The (Mathematical) Trouble with Pizza

Photo by George Parrilla via flickr.

Kitten complained that some math programs keep repeating the same kind of problems over and over, with bigger numbers: “They don’t get any harder, they just get longer. It’s boring!”

So we pulled out the Counting lessons in Competition Math for Middle School. [Highly recommended book!] Kitten doesn’t like to compete, but she enjoys learning new ideas, and Batterson’s book gives her plenty of those, well organized and clearly explained.

Today’s topic was the Fundamental Counting Principle. It was review, easy-peasy. The problems were too simple, until…

Pizzas at Mario’s come in three sizes, and you have your choice of 10 toppings to add to the pizza. You may order a pizza with any number of toppings (up to 10), including zero. How many choices of pizza are there at Mario’s?

[The book said 9 toppings, but I was skimming/paraphrasing aloud and misread.]

  • Can you figure out the answer?

Heading Down the Wrong Path

Conditioned by the easy problems earlier in the lesson, Kitten popped out an answer very quickly. She multiplied the number of crust options times the number of toppings, for 3 \times 10 = 30 different pizzas. (This teacher makes the same mistake!)

If I had been thinking well myself, I would have encouraged her that this is the correct answer if we wanted the number of one-topping pizzas.

As soon as I said that answer was wrong, she realized there had to be more options. She started thinking about permutations: 3 choices for the crust size (she knew that was correct), times 10 choices for the first topping, times 9 choices for the second topping, times…

I Always Say Too Much

Wanting to save her from the frustration of a nearly-endless calculation that I knew would end in another wrong answer (and possibly induce an emotional melt-down), I spoke up: “Sometimes, when a problem is too tough, a good thing to try is to make it simpler. What could—”

Immediately, Kitten dropped her marker and hunched down over the whiteboard with eyes clenched tight, both hands over her ears.

I took the hint and shut up.

We sat there.

And sat.



Finding the Right Road

After what seemed like forever (but was probably less than five minutes), Kitten picked up her marker and started to make a list:
“With two toppings, we get 5 pizzas.”

I pointed out that most pizza places have their own rules about which order the toppings go on, so they wouldn’t serve both Cheese-Pepperoni and Pepperoni-Cheese.

She agreed: “The cheese should always go on first, under the other toppings. That way you can pick off whatever you don’t like.”

What Other Toppings Shall We Try?

Her next topping was ham (H), and she had no trouble finding the 8 combinations for a 3-topping option.

We were momentarily stumped on a fourth topping — peppers or pineapple wouldn’t work, since we already had a P, and mushrooms were unthinkable.

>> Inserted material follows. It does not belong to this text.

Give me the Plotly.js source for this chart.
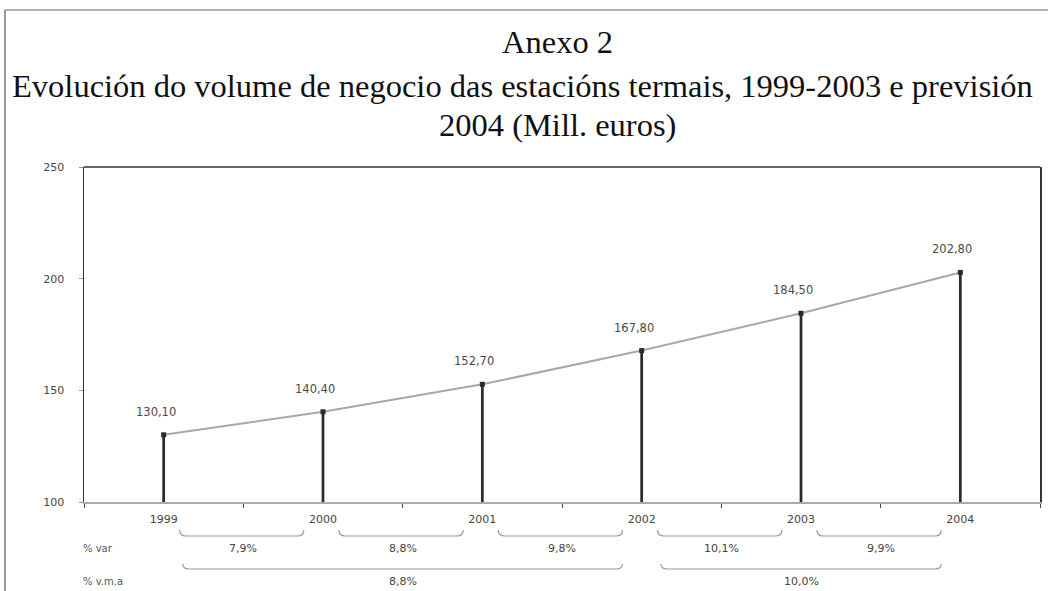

Kitten decided to use O. (Onion? Olives? Olives will definitely get picked off.) It was trickier to make sure we had all the possibilities, but in the end she listed 16.

“Each new topping makes it twice as many,” she said. “So there are 3 \times {2}^{10} .”

That made sense, because every time you add a new topping, you can still order all the options you had before, or you could make each of those choices with the new topping added to it. Double your pleasure!

And having figured out earlier that {2}^{10}=1024 (and taken enough delight in the number’s self-referential pattern to remember it), Kitten easily calculated the final answer: Mario can make 3,072 different pizzas.

6 thoughts on “The (Mathematical) Trouble with Pizza

  1. Denise, I really enjoyed this post. I, too, have to learn to be quiet and not interrupting. Waiting seems to be one of my more difficult issues. I am quick to “move the lesson along” but I’m learning. It is fun to see her thinking as she works through this and that she had enough information that she didn’t need you, she had it in her to figure it out on her own.

  2. It’s a huge struggle to just sit and wait. I’ve never mastered it, but the times that I succeed in staying in the background and letting her work are our best learning times. She learns the math by thinking it through, and I learn how differently her brain works from mine. It’s fascinating!